The “Pope” of Holland House
        John Whishaw to Thomas Smith, 22 April 1814
        
        
          
        
        
          
        
       
      
      
      
      
     
     
    
    April 22nd. 
    
    Madame de Staël is going for a short time to
                                Paris, and it seems to me that all the world is doing the same. 
    
    Madame d’Arblay’s book1 is
                                considered here as a great failure, partly on account of the vulgar faults of
                                exaggeration and caricature with which it is chargeable, and in consequence of her
                                long residence on the Continent she has nearly lost her power of writing English.
                            
    
    Frances D'Arblay  [née Burney]   (1752-1840)  
                  English novelist, the daughter of the musicologist Dr.
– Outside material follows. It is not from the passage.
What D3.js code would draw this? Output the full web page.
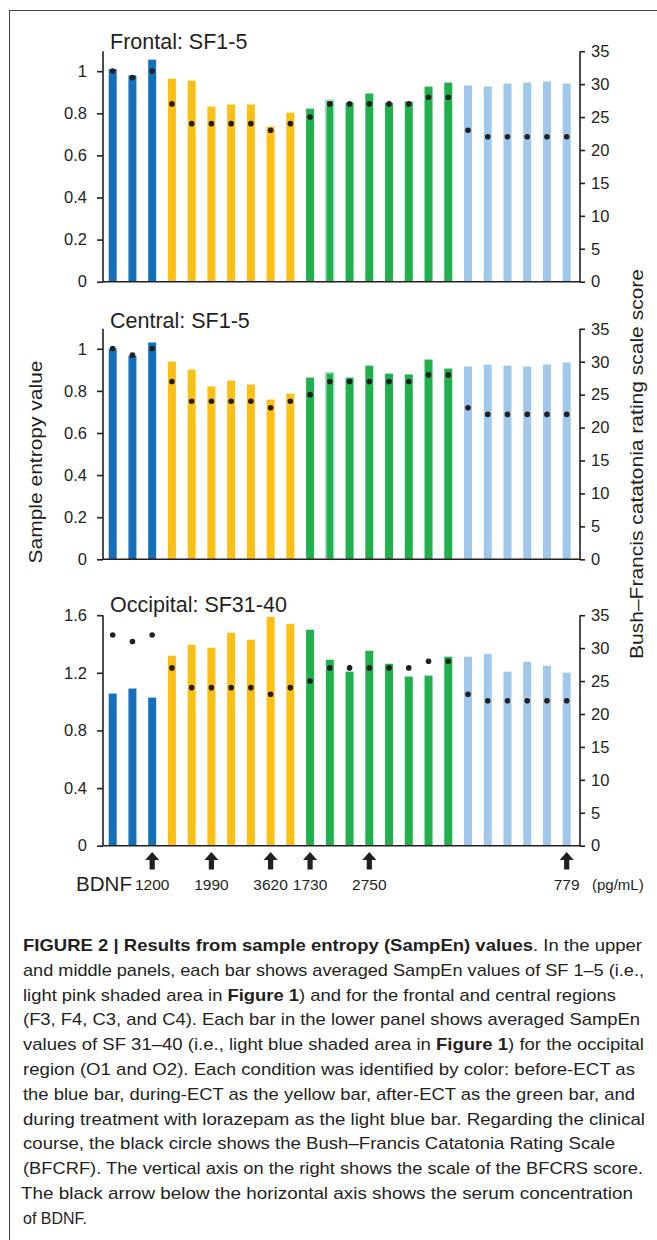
<!DOCTYPE html>
<html>
<head>
<meta charset="utf-8">
<script src="https://cdn.jsdelivr.net/npm/d3@7"></script>
<style>
  html, body { margin: 0; padding: 0; background: #fff; }
  svg { display: block; font-family: "Liberation Sans", Arial, Helvetica, sans-serif; }
</style>
</head>
<body>
<svg id="chart" width="657" height="1240"></svg>
<script>
// ---------------- DATA ----------------
const sessions = d3.range(24);
const conditions = ["before","before","before",
  "during","during","during","during","during","during","during",
  "after","after","after","after","after","after","after","after",
  "lorazepam","lorazepam","lorazepam","lorazepam","lorazepam","lorazepam"];
const bfcrs = [32,31,32,27,24,24,24,24,23,24,25,27,27,27,27,27,28,28,23,22,22,22,22,22];
const frontal = [1.01,0.98,1.055,0.965,0.955,0.832,0.842,0.842,0.737,0.803,0.822,0.862,
                 0.851,0.894,0.85,0.856,0.927,0.946,0.932,0.927,0.941,0.946,0.951,0.941];
const central = [1.001,0.968,1.03,0.939,0.901,0.821,0.849,0.83,0.759,0.787,0.863,0.886,
                 0.863,0.92,0.882,0.878,0.949,0.906,0.916,0.925,0.92,0.916,0.925,0.935];
const occipital = [1.056,1.091,1.028,1.319,1.395,1.374,1.478,1.43,1.589,1.54,1.499,1.291,
                   1.208,1.353,1.263,1.174,1.181,1.312,1.312,1.332,1.208,1.277,1.249,1.201];
const panelTitles = ["Frontal: SF1-5","Central: SF1-5","Occipital: SF31-40"];
const leftTicksSF = [0,0.2,0.4,0.6,0.8,1];
const leftTicksOcc = [0,0.4,0.8,1.2,1.6];
const rightTicks = [0,5,10,15,20,25,30,35];
const bdnfSessions = [2,5,8,10,13,23];
const bdnfValues = ["1200","1990","3620","1730","2750","779"];
const leftAxisTitle = "Sample entropy value";
const rightAxisTitle = "Bush\u2013Francis catatonia rating scale score";

const captionLines = [
  [["FIGURE 2 | Results from sample entropy (SampEn) values",1],[". In the upper",0]],
  [["and middle panels, each bar shows averaged SampEn values of SF 1\u20135 (i.e.,",0]],
  [["light pink shaded area in ",0],["Figure 1",1],[") and for the frontal and central regions",0]],
  [["(F3, F4, C3, and C4). Each bar in the lower panel shows averaged SampEn",0]],
  [["values of SF 31\u201340 (i.e., light blue shaded area in ",0],["Figure 1",1],[") for the occipital",0]],
  [["region (O1 and O2). Each condition was identified by color: before-ECT as",0]],
  [["the blue bar, during-ECT as the yellow bar, after-ECT as the green bar, and",0]],
  [["during treatment with lorazepam as the light blue bar. Regarding the clinical",0]],
  [["course, the black circle shows the Bush\u2013Francis Catatonia Rating Scale",0]],
  [["(BFCRF). The vertical axis on the right shows the scale of the BFCRS score.",0]],
  [["The black arrow below the horizontal axis shows the serum concentration",0]],
  [["of BDNF.",0]]
];
const captionWidths = [619,621,593,617,621,612,612,622,592,620,612,64];

// ---------------- STYLE / LAYOUT ----------------
const colors = {before:"#1470ba", during:"#fcbf13", after:"#21b14c", lorazepam:"#a0c8ea"};
const ink = "#231f20";
const xL = 103, xR = 580;
const panelH = 230.5;
const panels = [
  {base:281.7, data:frontal, ymax:1.095, ticks:leftTicksSF, title:panelTitles[0], titleY:48.5},
  {base:559.3, data:central, ymax:1.095, ticks:leftTicksSF, title:panelTitles[1], titleY:328},
  {base:845.7, data:occipital, ymax:1.6, ticks:leftTicksOcc, title:panelTitles[2], titleY:611.5}
];

const svg = d3.select("#chart");

// frame
svg.append("line").attr("x1",9).attr("x2",657).attr("y1",10.5).attr("y2",10.5)
  .attr("stroke","#444").attr("stroke-width",1);
svg.append("line").attr("x1",9.5).attr("x2",9.5).attr("y1",10).attr("y2",1240)
  .attr("stroke","#444").attr("stroke-width",1);

const x = d3.scalePoint().domain(sessions).range([112.7, 566.7]);
const barW = 8;

panels.forEach((p, pi) => {
  const y = d3.scaleLinear().domain([0, p.ymax]).range([p.base, p.base - panelH]);
  const y2 = d3.scaleLinear().domain([0, 35]).range([p.base, p.base - panelH]);
  const g = svg.append("g");

  // bars
  g.selectAll("rect.bar").data(sessions).join("rect")
    .attr("class","bar")
    .attr("x", i => x(i) - barW/2)
    .attr("width", barW)
    .attr("y", i => y(p.data[i]))
    .attr("height", i => y(0) - y(p.data[i]))
    .attr("fill", i => colors[conditions[i]])
    .attr("stroke", i => (pi < 2 && i === 11) ? "#a8dccb" : "none")
    .attr("stroke-width", 1.6);

  // left axis
  const la = d3.axisLeft(y).tickValues(p.ticks).tickSize(6).tickPadding(10)
    .tickFormat(d => d === 0 ? "0" : (d === 1 ? "1" : d3.format(".1f")(d)));
  const lg = g.append("g").attr("transform", `translate(${xL},0)`).call(la);
  lg.select(".domain").remove();
  lg.selectAll(".tick line").attr("stroke", ink).attr("stroke-width", 1.6);
  lg.selectAll(".tick text").attr("fill", ink).style("font-size","16.5px")
    .attr("font-family","Liberation Sans, Arial, sans-serif");
  g.append("line").attr("x1", xL).attr("x2", xL).attr("y1", p.base).attr("y2", p.base - panelH)
    .attr("stroke", ink).attr("stroke-width", 1.6);

  // baseline
  g.append("line").attr("x1", xL).attr("x2", xR).attr("y1", p.base).attr("y2", p.base)
    .attr("stroke", ink).attr("stroke-width", 1.6);

  // right axis
  const ra = d3.axisRight(y2).tickValues(rightTicks).tickSize(5).tickPadding(6);
  const rg = g.append("g").attr("transform", `translate(${xR},0)`).call(ra);
  rg.select(".domain").remove();
  rg.selectAll(".tick line").attr("stroke", ink).attr("stroke-width", 1.6);
  rg.selectAll(".tick text").attr("fill", ink).style("font-size","16.5px")
    .attr("font-family","Liberation Sans, Arial, sans-serif");
  g.append("line").attr("x1", xR).attr("x2", xR).attr("y1", p.base + 0.8).attr("y2", p.base - panelH)
    .attr("stroke", ink).attr("stroke-width", 1.6);

  // BFCRS dots
  g.selectAll("circle.dot").data(sessions).join("circle")
    .attr("class","dot")
    .attr("cx", i => x(i))
    .attr("cy", i => y2(bfcrs[i]))
    .attr("r", 2.8)
    .attr("fill", ink);

  // title
  g.append("text").attr("x", 110).attr("y", p.titleY).text(p.title)
    .attr("fill", ink).style("font-size","21.5px");
});

// axis titles
svg.append("text")
  .attr("transform","translate(42,462) rotate(-90)")
  .attr("text-anchor","middle").attr("fill", ink).style("font-size","19px")
  .attr("textLength", 203).attr("lengthAdjust","spacingAndGlyphs")
  .text(leftAxisTitle);
svg.append("text")
  .attr("transform","translate(643,464) rotate(-90)")
  .attr("text-anchor","middle").attr("fill", ink).style("font-size","19px")
  .attr("textLength", 390).attr("lengthAdjust","spacingAndGlyphs")
  .text(rightAxisTitle);

// BDNF arrows
const arrow = "M0,0 L7,8 L2.6,8 L2.6,17.5 L-2.6,17.5 L-2.6,8 L-7,8 Z";
svg.selectAll("path.arrow").data(bdnfSessions).join("path")
  .attr("class","arrow")
  .attr("d", arrow)
  .attr("transform", s => `translate(${x(s)},852)`)
  .attr("fill", ink);
svg.selectAll("text.bdnf").data(bdnfSessions).join("text")
  .attr("class","bdnf")
  .attr("x", s => x(s)).attr("y", 890)
  .attr("text-anchor","middle").attr("fill", ink).style("font-size","15.5px")
  .text((s, i) => bdnfValues[i]);
svg.append("text").attr("x", 76).attr("y", 891).attr("fill", ink)
  .style("font-size","20px").attr("textLength", 56).attr("lengthAdjust","spacingAndGlyphs")
  .text("BDNF");
svg.append("text").attr("x", 592).attr("y", 890).attr("fill", ink)
  .style("font-size","15px").text("(pg/mL)");

// caption
const cap = svg.append("g");
captionLines.forEach((segs, li) => {
  const t = cap.append("text")
    .attr("x", li === 10 ? 21 : 23)
    .attr("y", 951 + li * 24.8)
    .attr("fill", ink)
    .style("font-size","17px")
    .attr("textLength", captionWidths[li])
    .attr("lengthAdjust","spacingAndGlyphs");
  segs.forEach(([s, b]) => {
    t.append("tspan").attr("font-weight", b ? "bold" : "normal").text(s);
  });
});
</script>
</body>
</html>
Charles Burney; author of 
Evelina; or, The History of a Young Lady's Entrance into the World
                        (1778), 
Cecilia, or Memoirs of an Heiress (1782), and 
Camilla (1796).
               
 
    Germaine de Staël  (1766-1817)  
                  French woman of letters; author of the novel 
Corinne, ou L'Italie
                        (1807) and 
De l'Allemagne (1811); banned from Paris by Napoleon, she
                        spent her later years living in Germany, Britain, and Switzerland.